I want to take a momentary detour from interstellar topics to talk about how we go about doing research, astronomical and otherwise. Some years back I debated the then new trend of online peer review with an opponent who argued for the virtues of traditional print journals and their methods. At the time, what would become the arXiv pre-print site was just beginning to grow, and the benefits of having a wide audience able to examine a scientific paper before it achieved print seemed manifest. Much good research, I reasoned, would become available for scrutiny, some of it unable to get past academic referees at a specific journal but now able to be included in a broadened scientific discussion.

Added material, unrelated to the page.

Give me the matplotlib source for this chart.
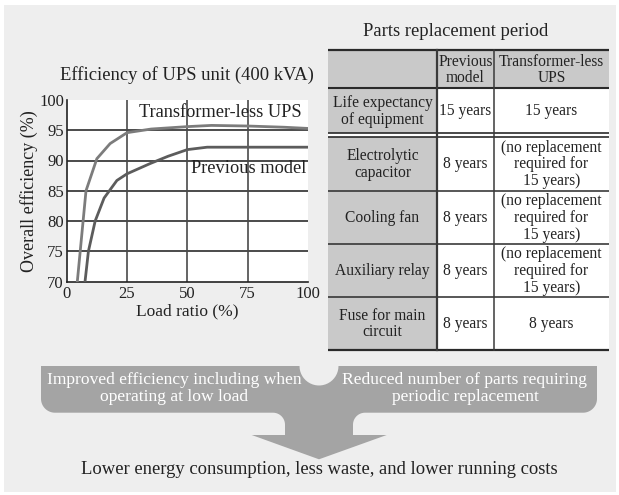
import numpy as np
import matplotlib
matplotlib.use("Agg")
import matplotlib.pyplot as plt
from matplotlib.path import Path
from matplotlib.patches import PathPatch, Rectangle

plt.rcParams['font.family'] = ['Liberation Serif', 'DejaVu Serif']

# ---------------- data ----------------
tl_load = [4.4, 8.0, 12.5, 18.0, 25.0, 35.0, 50.0, 60.0, 75.0, 90.0, 100.0]
tl_eff = [70.0, 85.0, 90.3, 92.8, 94.6, 95.2, 95.6, 95.8, 95.7, 95.5, 95.3]
prev_load = [7.6, 9.0, 11.8, 15.5, 20.8, 25.0, 34.6, 42.0, 50.0, 58.2, 75.0, 100.0]
prev_eff = [70.0, 75.0, 80.0, 83.8, 86.7, 87.8, 89.5, 90.7, 91.8, 92.2, 92.2, 92.2]
x_ticks = [0, 25, 50, 75, 100]
y_ticks = [70, 75, 80, 85, 90, 95, 100]

chart_title = "Efficiency of UPS unit (400 kVA)"
x_label = "Load ratio (%)"
y_label = "Overall efficiency (%)"
series_labels = ["Transformer-less UPS", "Previous model"]

table_title = "Parts replacement period"
table_header = ["", "Previous\nmodel", "Transformer-less\nUPS"]
table_parts = ["Life expectancy\nof equipment", "Electrolytic\ncapacitor", "Cooling fan",
               "Auxiliary relay", "Fuse for main\ncircuit"]
table_prev = ["15 years", "8 years", "8 years", "8 years", "8 years"]
table_tl = ["15 years", "(no replacement\nrequired for\n15 years)",
            "(no replacement\nrequired for\n15 years)",
            "(no replacement\nrequired for\n15 years)", "8 years"]

banner_left = "Improved efficiency including when\noperating at low load"
banner_right = "Reduced number of parts requiring\nperiodic replacement"
conclusion = "Lower energy consumption, less waste, and lower running costs"

# ---------------- figure ----------------
W, H = 619, 495
fig = plt.figure(figsize=(W / 100, H / 100), dpi=100)
fig.patch.set_facecolor("white")

bg = fig.add_axes([0, 0, 1, 1])
bg.set_xlim(0, W)
bg.set_ylim(H, 0)
bg.axis("off")
bg.add_patch(Rectangle((4, 4.5), 612, 487, facecolor="#eeeeee", edgecolor="none", zorder=0))

ink = "#222222"

# ---------------- line chart ----------------
L, R, T, B = 66.7, 308.0, 100.0, 281.5
ax = fig.add_axes([L / W, 1 - B / H, (R - L) / W, (B - T) / H])
ax.set_facecolor("white")
ax.set_xlim(0, 100)
ax.set_ylim(70, 100)
ax.set_xticks(x_ticks)
ax.set_yticks(y_ticks)
for yv in y_ticks[1:-1]:
    ax.axhline(yv, color="#1a1a1a", lw=1.1, zorder=1)
for xv in x_ticks[1:-1]:
    ax.axvline(xv, color="#4a4a4a", lw=1.2, zorder=1)
ax.plot(tl_load, tl_eff, color="#7c7c7c", lw=2.0, zorder=3, solid_joinstyle="round")
ax.plot(prev_load, prev_eff, color="#5c5c5c", lw=2.0, zorder=3, solid_joinstyle="round")
for s in ["top", "right"]:
    ax.spines[s].set_visible(False)
for s in ["left", "bottom"]:
    ax.spines[s].set_color(ink)
    ax.spines[s].set_linewidth(1.2)
ax.tick_params(length=0, labelsize=12, colors=ink, pad=3)
ax.tick_params(axis="y", pad=2)
ax.set_xlabel(x_label, fontsize=12.5, color=ink, labelpad=1)
ax.set_ylabel(y_label, fontsize=13, color=ink, labelpad=1)
ax.text(63.5, 98.0, series_labels[0], fontsize=13.2, color=ink, ha="center", va="center",
        zorder=4)
ax.text(75.3, 88.7, series_labels[1], fontsize=13.2, color=ink, ha="center", va="center",
        zorder=4)
bg.text(187, 75, chart_title, fontsize=13.4, color=ink, ha="center", va="center")

# ---------------- table ----------------
cols = [328, 437, 494, 609]
rows = [50, 88, 132.5, 136.5, 190.5, 243.5, 296.5, 349.5]
gray = "#c9c9c9"
line = "#2a2a2a"
bg.text(456, 32, table_title, fontsize=13.4, color=ink, ha="center", va="center")

spans = [(rows[1], rows[2]), (rows[3], rows[4]), (rows[4], rows[5]), (rows[5], rows[6]),
         (rows[6], rows[7])]
# fills
bg.add_patch(Rectangle((cols[0], rows[0]), cols[3] - cols[0], rows[1] - rows[0],
                       facecolor=gray, edgecolor="none", zorder=1))
bg.add_patch(Rectangle((cols[1], rows[1]), cols[3] - cols[1], rows[7] - rows[1],
                       facecolor="white", edgecolor="none", zorder=1))
bg.add_patch(Rectangle((cols[0], rows[1]), cols[1] - cols[0], rows[7] - rows[1],
                       facecolor=gray, edgecolor="none", zorder=1))
bg.add_patch(Rectangle((cols[0], rows[2]), cols[3] - cols[0], rows[3] - rows[2],
                       facecolor="white", edgecolor="none", zorder=1))

tfs = 11.2
ls = 1.08
for j in (1, 2):
    bg.text((cols[j] + cols[j + 1]) / 2, (rows[0] + rows[1]) / 2 + 1, table_header[j],
            fontsize=tfs, color=ink, ha="center", va="center", linespacing=ls, zorder=3)
for i, (y0, y1) in enumerate(spans):
    yc = (y0 + y1) / 2 + 1
    bg.text((cols[0] + cols[1]) / 2, yc, table_parts[i], fontsize=tfs, color=ink,
            ha="center", va="center", linespacing=ls, zorder=3)
    bg.text((cols[1] + cols[2]) / 2, yc, table_prev[i], fontsize=tfs, color=ink,
            ha="center", va="center", linespacing=ls, zorder=3)
    bg.text((cols[2] + cols[3]) / 2, yc, table_tl[i], fontsize=tfs, color=ink,
            ha="center", va="center", linespacing=ls, zorder=3)

# lines
hl = [(rows[0], 1.6), (rows[1], 1.5), (rows[2], 1.2), (rows[3], 1.2), (rows[4], 1.1),
      (rows[5], 1.1), (rows[6], 1.1), (rows[7], 1.6)]
for yv, lw in hl:
    bg.plot([cols[0], cols[3]], [yv, yv], color=line, lw=lw, zorder=4, solid_capstyle="butt")
bg.plot([cols[1], cols[1]], [rows[0], rows[7]], color="#3a3a3a", lw=1.6, zorder=4)
bg.plot([cols[2], cols[2]], [rows[0], rows[7]], color="#3a3a3a", lw=1.1, zorder=4)

# ---------------- bottom arrow shape ----------------
def arc(cx, cy, r, a0, a1, n=20):
    a = np.linspace(np.radians(a0), np.radians(a1), n)
    return list(zip(cx + r * np.cos(a), cy + r * np.sin(a)))

bl, br, bt, bb = 41, 597, 366, 412.7
rc = 14
nx, nr = 319, 19.5
sl, sr, sb = 285, 353, 435
fr = 12
hl_, hr_, tip = 251.7, 386.7, 459.3

pts = [(bl, bt), (nx - nr, bt)]
pts += arc(nx, bt, nr, 180, 0, 24)
pts += [(br, bt), (br, bb - rc)]
pts += arc(br - rc, bb - rc, rc, 0, 90)
pts += [(sr + fr, bb)]
pts += arc(sr + fr, bb + fr, fr, 270, 180)
pts += [(sr, sb), (hr_, sb), (nx, tip), (hl_, sb), (sl, sb)]
pts += arc(sl - fr, bb + fr, fr, 0, -90)
pts += [(bl + rc, bb)]
pts += arc(bl + rc, bb - rc, rc, 90, 180)
pts += [(bl, bt)]
shape = PathPatch(Path(pts, closed=True), facecolor="#a4a4a4", edgecolor="none", zorder=2)
bg.add_patch(shape)

bg.text(174, 388.5, banner_left, fontsize=12.6, color="white", ha="center", va="center",
        linespacing=1.12, zorder=3)
bg.text(465, 388.5, banner_right, fontsize=12.6, color="white", ha="center", va="center",
        linespacing=1.12, zorder=3)
bg.text(319, 470, conclusion, fontsize=13.4, color=ink, ha="center", va="center", zorder=3)

fig.savefig("out.png", dpi=100, facecolor="white")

Even so, certain trends did worry me, some of them now manifest again in a presidential report recently cited by James Evans, a University of Chicago sociologist. The report makes a jaw-dropping claim: “All citizens anywhere anytime can use any Internet-connected digital device to search all of human knowledge.” The sheer naiveté of this claim boggles the mind, the idea that the Internet, whose holdings are top-heavy with the most recent work and all but empty of the great bulk of earlier studies other than in the form of bibliographical references, is a complete library.

Evans agrees. We have no reason to doubt (and surveys of library practice confirm) that the use of print is waning because of the manifest advantages of searching online, not to mention exotica like citing going forward, meaning an earlier paper’s references can now be buttressed with links to subsequent research that refers back to that paper, thus deepening the perspective. Interested in learning more, Evans has published the results of his survey of a database of 34 million articles, with reference to their availability and the uses to which they are being put. This is from an essay he did on the Britannica Blog about his work, and now the implications of Web availability take a darker turn:

“…as more journals and articles came online, the actual number of them cited in research decreased, and those that were cited tended to be of more recent vintage. This proved true for virtually all fields of science. (Note that this is not a historical trend… there are more authors and universities citing more and older articles every year, but when journals go online, references become more shallow and narrow than they would have been had they not gone online).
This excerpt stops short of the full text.